--- Start ---
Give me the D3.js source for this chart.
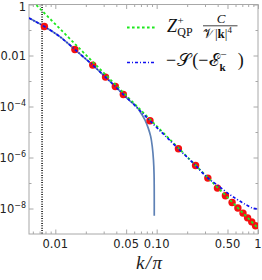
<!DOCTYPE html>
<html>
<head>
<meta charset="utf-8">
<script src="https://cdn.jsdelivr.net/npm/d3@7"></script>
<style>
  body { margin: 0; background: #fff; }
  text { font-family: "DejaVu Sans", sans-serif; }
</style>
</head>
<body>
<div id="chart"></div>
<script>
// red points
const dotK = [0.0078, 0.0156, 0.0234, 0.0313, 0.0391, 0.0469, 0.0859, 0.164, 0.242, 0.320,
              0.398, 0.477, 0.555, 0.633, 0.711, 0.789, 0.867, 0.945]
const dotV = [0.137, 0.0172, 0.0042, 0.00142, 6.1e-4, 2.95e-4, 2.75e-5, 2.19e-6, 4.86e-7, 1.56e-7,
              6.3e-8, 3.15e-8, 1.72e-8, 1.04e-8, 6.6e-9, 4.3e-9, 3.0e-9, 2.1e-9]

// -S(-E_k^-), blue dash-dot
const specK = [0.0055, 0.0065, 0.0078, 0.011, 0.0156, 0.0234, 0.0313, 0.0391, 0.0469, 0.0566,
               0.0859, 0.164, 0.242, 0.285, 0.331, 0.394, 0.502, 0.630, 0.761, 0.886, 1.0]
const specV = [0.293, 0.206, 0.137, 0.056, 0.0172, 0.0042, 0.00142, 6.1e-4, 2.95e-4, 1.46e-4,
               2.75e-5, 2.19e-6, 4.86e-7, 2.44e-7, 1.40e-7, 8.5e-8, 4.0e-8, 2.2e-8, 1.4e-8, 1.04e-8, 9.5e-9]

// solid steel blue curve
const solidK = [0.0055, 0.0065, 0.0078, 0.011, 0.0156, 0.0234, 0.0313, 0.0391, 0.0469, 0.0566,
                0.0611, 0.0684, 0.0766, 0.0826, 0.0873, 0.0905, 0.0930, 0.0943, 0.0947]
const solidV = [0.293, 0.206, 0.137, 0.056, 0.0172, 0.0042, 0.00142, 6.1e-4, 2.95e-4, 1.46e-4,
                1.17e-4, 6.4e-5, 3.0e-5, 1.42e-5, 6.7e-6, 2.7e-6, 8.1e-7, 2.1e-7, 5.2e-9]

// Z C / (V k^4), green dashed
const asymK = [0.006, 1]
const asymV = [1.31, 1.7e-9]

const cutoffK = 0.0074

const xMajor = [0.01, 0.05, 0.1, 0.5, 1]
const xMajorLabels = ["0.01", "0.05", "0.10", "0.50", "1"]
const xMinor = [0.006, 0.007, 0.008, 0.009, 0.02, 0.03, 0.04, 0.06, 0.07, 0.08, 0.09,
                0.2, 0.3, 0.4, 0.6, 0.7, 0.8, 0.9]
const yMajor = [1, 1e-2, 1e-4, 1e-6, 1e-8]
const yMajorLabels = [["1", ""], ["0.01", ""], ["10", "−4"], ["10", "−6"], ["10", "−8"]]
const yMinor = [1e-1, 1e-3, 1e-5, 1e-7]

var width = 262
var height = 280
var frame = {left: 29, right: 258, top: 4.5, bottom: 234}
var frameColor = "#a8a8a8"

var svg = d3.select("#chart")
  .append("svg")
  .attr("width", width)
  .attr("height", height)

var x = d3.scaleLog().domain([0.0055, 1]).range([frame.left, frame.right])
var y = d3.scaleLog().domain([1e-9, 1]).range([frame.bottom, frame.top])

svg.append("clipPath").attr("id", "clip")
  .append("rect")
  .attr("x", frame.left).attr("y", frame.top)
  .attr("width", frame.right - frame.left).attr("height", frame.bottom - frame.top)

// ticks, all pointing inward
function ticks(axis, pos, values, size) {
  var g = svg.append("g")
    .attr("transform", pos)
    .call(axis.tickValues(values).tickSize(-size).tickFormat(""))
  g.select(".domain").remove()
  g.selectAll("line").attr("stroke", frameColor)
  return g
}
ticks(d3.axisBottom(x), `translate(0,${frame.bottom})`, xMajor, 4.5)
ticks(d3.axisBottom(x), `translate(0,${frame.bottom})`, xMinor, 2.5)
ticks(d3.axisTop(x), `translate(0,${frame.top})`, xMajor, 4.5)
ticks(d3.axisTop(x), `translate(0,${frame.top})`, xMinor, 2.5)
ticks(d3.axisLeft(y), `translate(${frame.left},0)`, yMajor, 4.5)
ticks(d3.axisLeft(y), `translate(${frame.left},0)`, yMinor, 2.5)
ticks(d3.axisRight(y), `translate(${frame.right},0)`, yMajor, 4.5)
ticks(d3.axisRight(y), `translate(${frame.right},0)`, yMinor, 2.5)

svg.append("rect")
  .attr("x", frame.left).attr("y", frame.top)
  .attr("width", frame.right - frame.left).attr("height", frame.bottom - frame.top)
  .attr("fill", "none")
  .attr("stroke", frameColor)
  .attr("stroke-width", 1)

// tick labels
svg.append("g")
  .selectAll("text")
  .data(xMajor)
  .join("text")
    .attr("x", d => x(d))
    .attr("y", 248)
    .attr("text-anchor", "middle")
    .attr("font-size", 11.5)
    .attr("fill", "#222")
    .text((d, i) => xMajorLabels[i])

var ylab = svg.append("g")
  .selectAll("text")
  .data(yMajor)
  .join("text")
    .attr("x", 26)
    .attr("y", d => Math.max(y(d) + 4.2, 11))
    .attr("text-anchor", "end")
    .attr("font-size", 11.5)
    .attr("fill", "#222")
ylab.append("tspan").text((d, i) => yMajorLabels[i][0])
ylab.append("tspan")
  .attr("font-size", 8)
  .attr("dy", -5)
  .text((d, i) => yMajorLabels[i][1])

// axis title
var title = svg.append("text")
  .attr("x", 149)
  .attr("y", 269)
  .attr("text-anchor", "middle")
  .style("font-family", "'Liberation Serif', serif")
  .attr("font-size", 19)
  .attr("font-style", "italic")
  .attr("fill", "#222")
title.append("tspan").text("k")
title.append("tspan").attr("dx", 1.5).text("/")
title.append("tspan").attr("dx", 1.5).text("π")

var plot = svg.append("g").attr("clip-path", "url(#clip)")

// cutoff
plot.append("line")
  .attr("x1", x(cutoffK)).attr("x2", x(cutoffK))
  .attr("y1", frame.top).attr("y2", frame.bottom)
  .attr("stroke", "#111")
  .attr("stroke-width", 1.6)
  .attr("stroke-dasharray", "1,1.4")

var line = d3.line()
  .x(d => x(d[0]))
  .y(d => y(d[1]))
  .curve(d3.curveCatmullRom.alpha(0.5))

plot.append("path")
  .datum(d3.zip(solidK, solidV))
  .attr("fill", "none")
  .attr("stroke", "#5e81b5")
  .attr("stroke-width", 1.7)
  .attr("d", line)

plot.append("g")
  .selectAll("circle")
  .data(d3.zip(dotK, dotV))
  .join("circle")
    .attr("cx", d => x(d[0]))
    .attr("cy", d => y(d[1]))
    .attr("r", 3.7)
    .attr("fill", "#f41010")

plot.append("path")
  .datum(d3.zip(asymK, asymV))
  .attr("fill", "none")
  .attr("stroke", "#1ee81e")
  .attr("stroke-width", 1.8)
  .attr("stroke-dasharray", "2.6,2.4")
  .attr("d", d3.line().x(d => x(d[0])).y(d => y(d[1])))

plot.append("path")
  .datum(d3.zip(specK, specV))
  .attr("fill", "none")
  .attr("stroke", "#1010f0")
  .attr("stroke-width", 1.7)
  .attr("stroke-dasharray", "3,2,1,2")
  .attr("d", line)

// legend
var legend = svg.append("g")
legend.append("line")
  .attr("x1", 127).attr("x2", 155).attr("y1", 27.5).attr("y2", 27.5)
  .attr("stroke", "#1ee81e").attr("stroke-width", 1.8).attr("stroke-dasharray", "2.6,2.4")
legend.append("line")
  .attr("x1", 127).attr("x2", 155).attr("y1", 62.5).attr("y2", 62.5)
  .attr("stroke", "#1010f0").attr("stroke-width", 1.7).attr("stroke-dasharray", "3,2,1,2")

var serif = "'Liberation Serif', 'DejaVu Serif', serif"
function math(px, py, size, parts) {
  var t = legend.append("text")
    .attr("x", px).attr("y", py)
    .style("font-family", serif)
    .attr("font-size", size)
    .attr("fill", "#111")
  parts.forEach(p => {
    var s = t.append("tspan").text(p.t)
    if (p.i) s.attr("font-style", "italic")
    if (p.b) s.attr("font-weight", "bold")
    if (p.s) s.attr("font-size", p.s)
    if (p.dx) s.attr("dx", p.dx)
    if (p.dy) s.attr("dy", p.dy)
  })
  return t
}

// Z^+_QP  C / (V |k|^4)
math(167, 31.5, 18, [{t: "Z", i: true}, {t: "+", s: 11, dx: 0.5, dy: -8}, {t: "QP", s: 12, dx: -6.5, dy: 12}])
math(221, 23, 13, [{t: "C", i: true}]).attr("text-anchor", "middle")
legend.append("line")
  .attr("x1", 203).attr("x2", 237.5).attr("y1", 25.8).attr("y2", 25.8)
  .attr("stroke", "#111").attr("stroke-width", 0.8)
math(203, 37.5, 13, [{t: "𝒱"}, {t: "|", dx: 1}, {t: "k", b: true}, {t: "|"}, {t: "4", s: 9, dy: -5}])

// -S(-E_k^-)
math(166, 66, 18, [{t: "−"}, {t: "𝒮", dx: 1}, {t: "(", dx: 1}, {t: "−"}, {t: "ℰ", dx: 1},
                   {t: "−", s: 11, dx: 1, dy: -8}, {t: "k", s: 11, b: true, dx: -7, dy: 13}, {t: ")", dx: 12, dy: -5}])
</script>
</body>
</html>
--- End ---
**Task directions:** From the first line above down to the line with "4.3e-9, 3.0e-9, 2.1e-9]", reproduce every line and no others, omitting pictures.

**Finished exercise:**
Give me the D3.js source for this chart.
<!DOCTYPE html>
<html>
<head>
<meta charset="utf-8">
<script src="https://cdn.jsdelivr.net/npm/d3@7"></script>
<style>
  body { margin: 0; background: #fff; }
  text { font-family: "DejaVu Sans", sans-serif; }
</style>
</head>
<body>
<div id="chart"></div>
<script>
// red points
const dotK = [0.0078, 0.0156, 0.0234, 0.0313, 0.0391, 0.0469, 0.0859, 0.164, 0.242, 0.320,
              0.398, 0.477, 0.555, 0.633, 0.711, 0.789, 0.867, 0.945]
const dotV = [0.137, 0.0172, 0.0042, 0.00142, 6.1e-4, 2.95e-4, 2.75e-5, 2.19e-6, 4.86e-7, 1.56e-7,
              6.3e-8, 3.15e-8, 1.72e-8, 1.04e-8, 6.6e-9, 4.3e-9, 3.0e-9, 2.1e-9]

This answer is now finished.